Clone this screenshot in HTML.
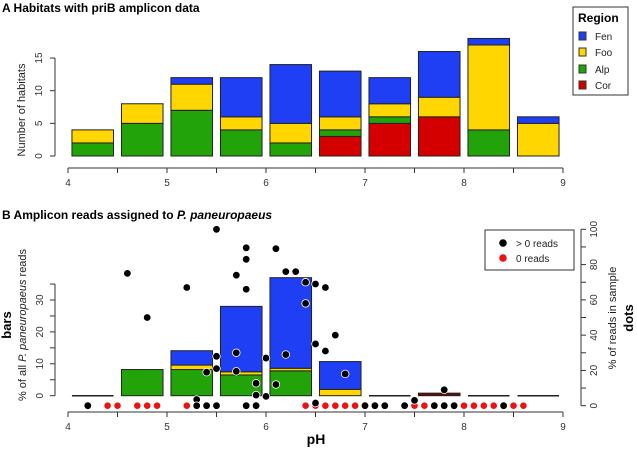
<!DOCTYPE html>
<html><head><meta charset="utf-8"><style>
html,body{margin:0;padding:0;background:#fff;}
svg{display:block;font-family:"Liberation Sans",Arial,sans-serif;}
</style></head><body>
<svg id="chart" width="637" height="449" viewBox="0 0 637 449" xmlns="http://www.w3.org/2000/svg">
<g id="gA"></g>
<g id="gB"></g>
</svg>
<script>
// ---- Panel A data ----
const binStarts = [4,4.5,5,5.5,6,6.5,7,7.5,8,8.5];
const habCor = [0,0,0,0,0,3,5,6,0,0];
const habAlp = [2,5,7,4,2,1,1,0,4,0];
const habFoo = [2,3,4,2,3,2,2,3,13,5];
const habFen = [0,0,1,6,9,7,4,7,1,1];
const habTicks = [0,5,10,15];
// ---- Panel B data ----
const readCor = [0,0,0,0,0,0,0,0.8,0,0];
const readAlp = [0,8.2,8.2,6.5,7.8,0,0,0,0,0];
const readFoo = [0,0,1.4,1.0,0.8,2.0,0,0,0,0];
const readFen = [0,0,4.5,20.5,28.4,8.7,0,0,0,0];
const readTicks = [0,10,20,30];
const dotTicks = [0,20,40,60,80,100];
const posPH = [4.2,4.6,4.8,5.2,5.3,5.3,5.4,5.4,5.5,5.5,5.5,5.5,5.7,5.8,5.8,5.8,5.7,5.7,5.8,5.9,5.9,5.9,6.0,6.0,6.1,6.1,6.2,6.2,6.3,6.4,6.4,6.5,6.5,6.5,6.6,6.6,6.7,6.8,7.0,7.1,7.2,7.4,7.5,7.7,7.8,7.8,7.9,8.4];
const posPct = [0,75,50,67,3.5,0,19,0,100,28,21,0,74,89.5,83,66,30,19.5,0,12.7,6,0,27,5.3,12,89,29,76,76,70,58,69,35,1.5,67,31,40,18,0,0,0,0,3,0,0,9,0,0];
const zeroPH = [4.4,4.5,4.7,4.8,4.9,5.2,6.4,6.5,6.6,6.7,6.8,6.9,7.5,7.6,8.0,8.1,8.2,8.3,8.5,8.6];

const NS="http://www.w3.org/2000/svg";
const COL={Fen:"#1f3ff5",Foo:"#ffd600",Alp:"#22a30a",Cor:"#d40000"};
function mk(parent,tag,attrs,text){const e=document.createElementNS(NS,tag);for(const k in attrs)e.setAttribute(k,attrs[k]);if(text!==undefined)e.textContent=text;parent.appendChild(e);return e;}
const xS = ph => 68 + (ph-4)*99;
const BW = 0.42;

// ===== Panel A =====
const gA=document.getElementById('gA');
const yA = v => 156 - v*6.53;
let t=mk(gA,'text',{x:2,y:12,'font-size':12,'font-weight':'bold'},'A Habitats with priB amplicon data');


binStarts.forEach((b,i)=>{
  let base=0;
  [['Cor',habCor],['Alp',habAlp],['Foo',habFoo],['Fen',habFen]].forEach(([n,arr])=>{
    const v=arr[i]; if(!v) return;
    const r=mk(gA,'rect',{x:xS(b+0.04),y:yA(base+v),width:BW*99,height:v*6.53,fill:COL[n],stroke:'#222','stroke-width':1});
    
    
    base+=v;
  });
});
// y axis A
mk(gA,'line',{x1:55,x2:55,y1:yA(0),y2:yA(15),stroke:'#333'});
habTicks.forEach(v=>{
  mk(gA,'line',{x1:50,x2:55,y1:yA(v),y2:yA(v),stroke:'#333'});
  const l=mk(gA,'text',{x:42,y:yA(v),'font-size':10,fill:'#333','text-anchor':'middle',transform:`rotate(-90 42 ${yA(v)})`},String(v));
  
  
});
t=mk(gA,'text',{x:25,y:110,'font-size':11,fill:'#222','text-anchor':'middle',transform:'rotate(-90 25 110)'},'Number of habitats');


// x axis A
mk(gA,'line',{x1:xS(4),x2:xS(9),y1:168,y2:168,stroke:'#333'});
for(let p=4;p<=9;p+=0.5){mk(gA,'line',{x1:xS(p),x2:xS(p),y1:168,y2:173,stroke:'#333'});}
for(let p=4;p<=9;p++){const l=mk(gA,'text',{x:xS(p),y:186,'font-size':10,fill:'#333','text-anchor':'middle'},String(p));}
// legend A
const lg=mk(gA,'g',{});


mk(lg,'rect',{x:573,y:7,width:55,height:88,fill:'#fff',stroke:'#333'});
mk(lg,'text',{x:578,y:22,'font-size':12,'font-weight':'bold'},'Region');
[['Fen',36],['Foo',52],['Alp',69],['Cor',85]].forEach(([n,y])=>{
  const e=mk(lg,'g',{});
  
  
  mk(e,'rect',{x:579,y:y-4,width:7,height:8,fill:COL[n],stroke:'#333'});
  mk(e,'text',{x:595,y:y+4,'font-size':10,fill:'#222'},n);
});

// ===== Panel B =====
const gB=document.getElementById('gB');
const yB = v => 395.7 - v*3.19;
const yD = v => 405.7 - v*1.764;
t=mk(gB,'text',{x:2,y:219,'font-size':12,'font-weight':'bold'});


t.innerHTML='B Amplicon reads assigned to <tspan font-style="italic">P. paneuropaeus</tspan>';
binStarts.forEach((b,i)=>{
  let base=0;
  const parts=[['Cor',readCor],['Alp',readAlp],['Foo',readFoo],['Fen',readFen]];
  const tot=parts.reduce((s,p)=>s+p[1][i],0);
  if(tot===0){
    const ln=mk(gB,'line',{x1:xS(b+0.04),x2:xS(b+0.04+BW),y1:yB(0),y2:yB(0),stroke:'#222','stroke-width':1.5});
    
    
    return;
  }
  parts.forEach(([n,arr])=>{
    const v=arr[i]; if(!v) return;
    const r=mk(gB,'rect',{x:xS(b+0.04),y:yB(base+v),width:BW*99,height:v*3.19,fill:n==='Cor'?'#6b0a0a':COL[n],stroke:'#222','stroke-width':1});
    
    
    base+=v;
  });
});
// left axis B
mk(gB,'line',{x1:55,x2:55,y1:yB(0),y2:yB(35),stroke:'#333'});
for(let v=0;v<=35;v+=5){mk(gB,'line',{x1:50,x2:55,y1:yB(v),y2:yB(v),stroke:'#333'});}
readTicks.forEach(v=>{
  const l=mk(gB,'text',{x:43,y:yB(v),'font-size':10,fill:'#333','text-anchor':'middle',transform:`rotate(-90 43 ${yB(v)})`},String(v));
  
  
});
t=mk(gB,'text',{x:11,y:325,'font-size':13,'font-weight':'bold','text-anchor':'middle',transform:'rotate(-90 11 325)'},'bars');


t=mk(gB,'text',{x:26,y:325,'font-size':11,fill:'#222','text-anchor':'middle',transform:'rotate(-90 26 325)'});


t.innerHTML='% of all <tspan font-style="italic">P. paneuropaeus</tspan> reads';
// right axis B
mk(gB,'line',{x1:581,x2:581,y1:yD(0),y2:yD(100),stroke:'#333'});
for(let v=0;v<=100;v+=10){mk(gB,'line',{x1:581,x2:586,y1:yD(v),y2:yD(v),stroke:'#333'});}
dotTicks.forEach(v=>{
  const l=mk(gB,'text',{x:597,y:yD(v),'font-size':10,fill:'#333','text-anchor':'middle',transform:`rotate(-90 597 ${yD(v)})`},String(v));
  
  
});
t=mk(gB,'text',{x:616,y:318,'font-size':11,fill:'#222','text-anchor':'middle',transform:'rotate(-90 616 318)'},'% of reads in sample');


t=mk(gB,'text',{x:633,y:318,'font-size':13,'font-weight':'bold','text-anchor':'middle',transform:'rotate(-90 633 318)'},'dots');


// x axis B
mk(gB,'line',{x1:xS(4),x2:xS(9),y1:412,y2:412,stroke:'#333'});
for(let p=4;p<=9;p+=0.5){mk(gB,'line',{x1:xS(p),x2:xS(p),y1:412,y2:417,stroke:'#333'});}
for(let p=4;p<=9;p++){const l=mk(gB,'text',{x:xS(p),y:430,'font-size':10,fill:'#333','text-anchor':'middle'},String(p));}
t=mk(gB,'text',{x:316,y:444,'font-size':14,'font-weight':'bold','text-anchor':'middle'},'pH');


// dots
zeroPH.forEach(p=>{
  const c=mk(gB,'circle',{cx:xS(p),cy:yD(0),r:3.6,fill:'#ee1111',stroke:'#fff','stroke-width':0.6});
  
  
});
posPH.forEach((p,i)=>{
  const c=mk(gB,'circle',{cx:xS(p),cy:yD(posPct[i]),r:3.8,fill:'#000',stroke:'#fff','stroke-width':0.8});
  
  
});
// legend B
const lb=mk(gB,'g',{});


mk(lb,'rect',{x:485,y:230,width:89,height:40,fill:'#fff',stroke:'#333'});
let e=mk(lb,'g',{});


mk(e,'circle',{cx:503,cy:243,r:3.8,fill:'#000'});
mk(e,'text',{x:516,y:247,'font-size':10,fill:'#222'},'> 0 reads');
e=mk(lb,'g',{});


mk(e,'circle',{cx:503,cy:258,r:3.8,fill:'#ee1111'});
mk(e,'text',{x:516,y:262,'font-size':10,fill:'#222'},'0 reads');
</script>
</body></html>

:::

▸ **What you are asked to do**
Repeat the lines above, starting at the first and stopping after the line that holds "const BW = 0.42;", with the pictures left out.

▸ **Task output**
Clone this screenshot in HTML.
<!DOCTYPE html>
<html><head><meta charset="utf-8"><style>
html,body{margin:0;padding:0;background:#fff;}
svg{display:block;font-family:"Liberation Sans",Arial,sans-serif;}
</style></head><body>
<svg id="chart" width="637" height="449" viewBox="0 0 637 449" xmlns="http://www.w3.org/2000/svg">
<g id="gA"></g>
<g id="gB"></g>
</svg>
<script>
// ---- Panel A data ----
const binStarts = [4,4.5,5,5.5,6,6.5,7,7.5,8,8.5];
const habCor = [0,0,0,0,0,3,5,6,0,0];
const habAlp = [2,5,7,4,2,1,1,0,4,0];
const habFoo = [2,3,4,2,3,2,2,3,13,5];
const habFen = [0,0,1,6,9,7,4,7,1,1];
const habTicks = [0,5,10,15];
// ---- Panel B data ----
const readCor = [0,0,0,0,0,0,0,0.8,0,0];
const readAlp = [0,8.2,8.2,6.5,7.8,0,0,0,0,0];
const readFoo = [0,0,1.4,1.0,0.8,2.0,0,0,0,0];
const readFen = [0,0,4.5,20.5,28.4,8.7,0,0,0,0];
const readTicks = [0,10,20,30];
const dotTicks = [0,20,40,60,80,100];
const posPH = [4.2,4.6,4.8,5.2,5.3,5.3,5.4,5.4,5.5,5.5,5.5,5.5,5.7,5.8,5.8,5.8,5.7,5.7,5.8,5.9,5.9,5.9,6.0,6.0,6.1,6.1,6.2,6.2,6.3,6.4,6.4,6.5,6.5,6.5,6.6,6.6,6.7,6.8,7.0,7.1,7.2,7.4,7.5,7.7,7.8,7.8,7.9,8.4];
const posPct = [0,75,50,67,3.5,0,19,0,100,28,21,0,74,89.5,83,66,30,19.5,0,12.7,6,0,27,5.3,12,89,29,76,76,70,58,69,35,1.5,67,31,40,18,0,0,0,0,3,0,0,9,0,0];
const zeroPH = [4.4,4.5,4.7,4.8,4.9,5.2,6.4,6.5,6.6,6.7,6.8,6.9,7.5,7.6,8.0,8.1,8.2,8.3,8.5,8.6];

const NS="http://www.w3.org/2000/svg";
const COL={Fen:"#1f3ff5",Foo:"#ffd600",Alp:"#22a30a",Cor:"#d40000"};
function mk(parent,tag,attrs,text){const e=document.createElementNS(NS,tag);for(const k in attrs)e.setAttribute(k,attrs[k]);if(text!==undefined)e.textContent=text;parent.appendChild(e);return e;}
const xS = ph => 68 + (ph-4)*99;
const BW = 0.42;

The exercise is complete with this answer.